= The request =
Filter the entries below, keeping every line that has the word "Apache".

= Input data =
* start *

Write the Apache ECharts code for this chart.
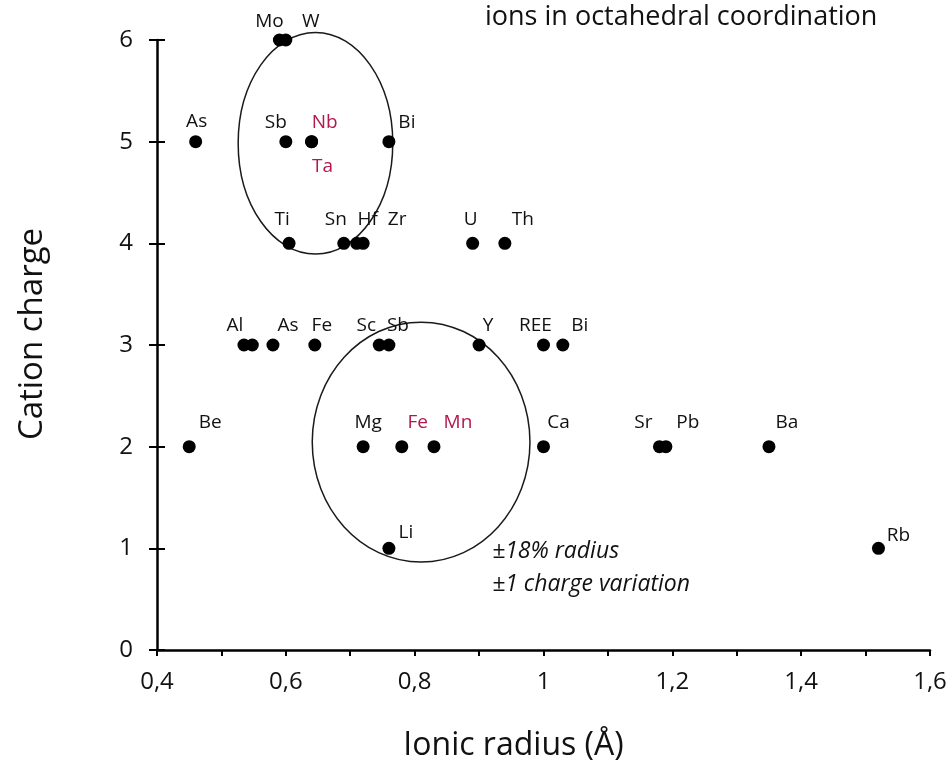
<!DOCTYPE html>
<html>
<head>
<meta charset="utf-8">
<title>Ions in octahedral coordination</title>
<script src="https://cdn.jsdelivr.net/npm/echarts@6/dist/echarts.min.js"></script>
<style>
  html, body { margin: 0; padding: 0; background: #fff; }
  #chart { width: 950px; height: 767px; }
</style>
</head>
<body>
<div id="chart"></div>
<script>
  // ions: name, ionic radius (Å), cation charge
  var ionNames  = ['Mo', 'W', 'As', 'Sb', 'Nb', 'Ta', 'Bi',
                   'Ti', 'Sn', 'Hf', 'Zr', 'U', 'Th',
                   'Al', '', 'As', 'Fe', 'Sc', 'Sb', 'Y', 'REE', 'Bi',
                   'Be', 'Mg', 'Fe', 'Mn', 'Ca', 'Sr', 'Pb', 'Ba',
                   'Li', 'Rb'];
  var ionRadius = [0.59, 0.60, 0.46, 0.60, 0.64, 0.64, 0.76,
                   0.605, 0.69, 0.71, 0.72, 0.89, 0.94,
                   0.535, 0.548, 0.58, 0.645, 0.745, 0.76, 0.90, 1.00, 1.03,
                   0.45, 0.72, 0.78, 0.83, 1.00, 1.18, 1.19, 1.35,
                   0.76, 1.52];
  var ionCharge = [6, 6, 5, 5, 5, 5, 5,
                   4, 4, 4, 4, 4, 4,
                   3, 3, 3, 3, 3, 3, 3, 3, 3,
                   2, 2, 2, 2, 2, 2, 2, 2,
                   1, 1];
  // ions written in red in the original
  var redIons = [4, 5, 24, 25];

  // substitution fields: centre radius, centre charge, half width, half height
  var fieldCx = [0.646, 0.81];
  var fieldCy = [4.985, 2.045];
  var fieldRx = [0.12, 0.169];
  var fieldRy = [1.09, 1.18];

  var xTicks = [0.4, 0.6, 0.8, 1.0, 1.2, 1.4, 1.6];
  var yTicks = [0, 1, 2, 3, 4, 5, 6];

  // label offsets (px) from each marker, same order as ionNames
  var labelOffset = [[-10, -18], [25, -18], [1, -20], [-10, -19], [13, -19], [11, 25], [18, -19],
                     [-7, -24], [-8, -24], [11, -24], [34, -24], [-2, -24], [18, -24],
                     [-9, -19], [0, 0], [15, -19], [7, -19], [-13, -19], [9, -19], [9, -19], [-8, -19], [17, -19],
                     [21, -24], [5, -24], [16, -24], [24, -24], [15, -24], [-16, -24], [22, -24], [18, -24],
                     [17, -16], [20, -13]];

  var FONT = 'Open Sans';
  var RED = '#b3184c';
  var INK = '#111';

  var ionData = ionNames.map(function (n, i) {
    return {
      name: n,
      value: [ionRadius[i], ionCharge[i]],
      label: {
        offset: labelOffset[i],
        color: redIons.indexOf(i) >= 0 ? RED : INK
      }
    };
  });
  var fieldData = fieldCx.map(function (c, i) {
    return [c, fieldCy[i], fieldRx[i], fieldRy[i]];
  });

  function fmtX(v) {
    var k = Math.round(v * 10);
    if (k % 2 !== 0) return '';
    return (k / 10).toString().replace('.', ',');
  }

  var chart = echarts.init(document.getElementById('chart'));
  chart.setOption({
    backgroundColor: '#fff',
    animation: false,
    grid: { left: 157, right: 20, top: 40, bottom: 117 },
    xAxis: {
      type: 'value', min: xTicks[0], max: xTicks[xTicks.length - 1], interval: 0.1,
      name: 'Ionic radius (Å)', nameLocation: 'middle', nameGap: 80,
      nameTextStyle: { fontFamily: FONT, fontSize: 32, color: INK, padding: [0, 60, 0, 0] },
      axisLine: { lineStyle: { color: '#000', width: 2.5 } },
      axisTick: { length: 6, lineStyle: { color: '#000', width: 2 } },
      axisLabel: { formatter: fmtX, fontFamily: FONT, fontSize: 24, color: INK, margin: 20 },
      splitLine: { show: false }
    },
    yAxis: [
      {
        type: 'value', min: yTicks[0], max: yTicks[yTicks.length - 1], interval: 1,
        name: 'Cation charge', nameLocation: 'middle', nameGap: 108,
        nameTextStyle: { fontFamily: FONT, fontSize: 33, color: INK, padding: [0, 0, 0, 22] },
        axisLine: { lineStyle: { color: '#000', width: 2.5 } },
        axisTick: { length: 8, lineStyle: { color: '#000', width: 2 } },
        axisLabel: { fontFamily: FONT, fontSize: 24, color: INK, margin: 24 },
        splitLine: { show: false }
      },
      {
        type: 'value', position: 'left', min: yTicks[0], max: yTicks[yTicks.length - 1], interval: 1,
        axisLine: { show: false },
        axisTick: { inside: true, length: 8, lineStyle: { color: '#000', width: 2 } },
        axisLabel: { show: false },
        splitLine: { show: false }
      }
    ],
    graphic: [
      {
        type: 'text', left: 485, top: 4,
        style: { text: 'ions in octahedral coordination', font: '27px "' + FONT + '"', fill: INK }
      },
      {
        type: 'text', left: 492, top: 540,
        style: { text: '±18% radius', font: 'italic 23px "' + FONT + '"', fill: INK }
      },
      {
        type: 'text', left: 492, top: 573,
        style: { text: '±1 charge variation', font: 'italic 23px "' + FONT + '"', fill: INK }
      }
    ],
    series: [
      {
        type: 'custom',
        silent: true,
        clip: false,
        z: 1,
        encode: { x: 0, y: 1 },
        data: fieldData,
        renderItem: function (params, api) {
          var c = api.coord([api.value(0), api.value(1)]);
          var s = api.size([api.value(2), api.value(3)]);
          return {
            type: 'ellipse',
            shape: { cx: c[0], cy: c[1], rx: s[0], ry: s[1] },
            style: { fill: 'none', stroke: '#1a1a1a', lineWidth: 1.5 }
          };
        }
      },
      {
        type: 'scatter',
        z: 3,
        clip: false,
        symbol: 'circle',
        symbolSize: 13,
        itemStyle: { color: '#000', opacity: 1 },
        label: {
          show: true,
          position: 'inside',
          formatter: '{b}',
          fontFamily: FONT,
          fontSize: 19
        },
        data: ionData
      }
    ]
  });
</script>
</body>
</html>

* end *
* start *

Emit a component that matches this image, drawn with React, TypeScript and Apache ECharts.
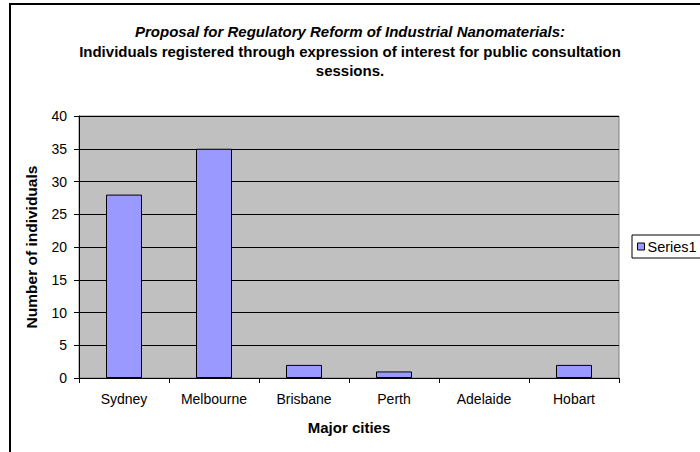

* end *
* start *

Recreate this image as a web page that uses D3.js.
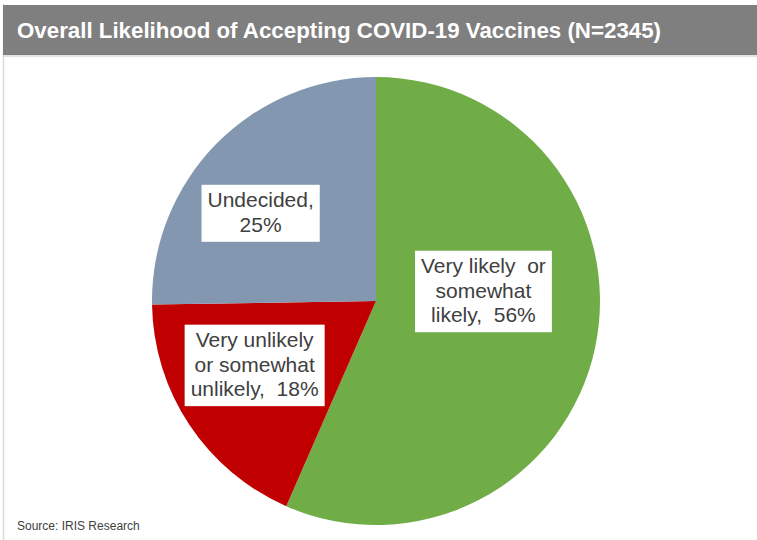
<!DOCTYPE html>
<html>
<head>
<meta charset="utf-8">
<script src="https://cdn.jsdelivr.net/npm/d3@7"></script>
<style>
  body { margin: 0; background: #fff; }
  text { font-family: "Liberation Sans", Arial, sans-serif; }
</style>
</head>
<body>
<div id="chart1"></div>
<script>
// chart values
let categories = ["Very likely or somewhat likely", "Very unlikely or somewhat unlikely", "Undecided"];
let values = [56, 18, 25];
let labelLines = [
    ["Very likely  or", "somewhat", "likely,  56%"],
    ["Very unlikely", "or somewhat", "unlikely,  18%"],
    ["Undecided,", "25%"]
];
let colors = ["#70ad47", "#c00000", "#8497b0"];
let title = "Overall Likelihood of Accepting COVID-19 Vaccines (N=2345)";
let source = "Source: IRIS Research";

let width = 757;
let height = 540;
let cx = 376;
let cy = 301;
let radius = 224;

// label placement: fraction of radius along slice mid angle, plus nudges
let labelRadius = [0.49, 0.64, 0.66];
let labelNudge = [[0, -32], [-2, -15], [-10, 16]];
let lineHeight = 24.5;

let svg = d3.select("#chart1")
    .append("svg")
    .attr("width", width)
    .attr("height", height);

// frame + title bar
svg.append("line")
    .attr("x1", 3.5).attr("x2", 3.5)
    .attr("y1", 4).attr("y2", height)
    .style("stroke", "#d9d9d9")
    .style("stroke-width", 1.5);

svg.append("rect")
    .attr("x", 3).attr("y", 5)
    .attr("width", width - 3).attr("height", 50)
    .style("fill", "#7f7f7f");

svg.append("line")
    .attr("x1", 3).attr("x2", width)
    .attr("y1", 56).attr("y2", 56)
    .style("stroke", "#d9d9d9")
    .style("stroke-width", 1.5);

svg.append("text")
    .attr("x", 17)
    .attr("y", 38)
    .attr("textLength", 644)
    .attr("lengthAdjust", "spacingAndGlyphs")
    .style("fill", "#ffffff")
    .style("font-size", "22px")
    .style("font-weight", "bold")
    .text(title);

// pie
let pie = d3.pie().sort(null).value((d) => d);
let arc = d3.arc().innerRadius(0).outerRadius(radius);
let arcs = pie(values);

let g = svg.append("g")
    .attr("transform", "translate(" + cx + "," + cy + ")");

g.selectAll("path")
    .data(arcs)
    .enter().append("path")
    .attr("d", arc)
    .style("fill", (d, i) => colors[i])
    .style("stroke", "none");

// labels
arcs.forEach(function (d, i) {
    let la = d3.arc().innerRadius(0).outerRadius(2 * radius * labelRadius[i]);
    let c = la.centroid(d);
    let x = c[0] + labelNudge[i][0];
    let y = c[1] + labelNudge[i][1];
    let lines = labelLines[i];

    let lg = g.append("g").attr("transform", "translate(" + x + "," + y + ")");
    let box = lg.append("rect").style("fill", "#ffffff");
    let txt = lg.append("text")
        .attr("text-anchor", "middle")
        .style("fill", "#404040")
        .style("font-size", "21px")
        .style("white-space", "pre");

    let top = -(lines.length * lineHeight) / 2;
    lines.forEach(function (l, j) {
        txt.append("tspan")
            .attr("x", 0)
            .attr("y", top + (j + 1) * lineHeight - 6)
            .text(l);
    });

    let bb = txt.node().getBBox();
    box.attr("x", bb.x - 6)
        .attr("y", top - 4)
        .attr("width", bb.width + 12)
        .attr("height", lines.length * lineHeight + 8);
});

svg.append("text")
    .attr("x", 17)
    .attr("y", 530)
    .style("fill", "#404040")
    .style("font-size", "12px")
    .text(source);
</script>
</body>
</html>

* end *

= Correct output =
Write the Apache ECharts code for this chart.
Emit a component that matches this image, drawn with React, TypeScript and Apache ECharts.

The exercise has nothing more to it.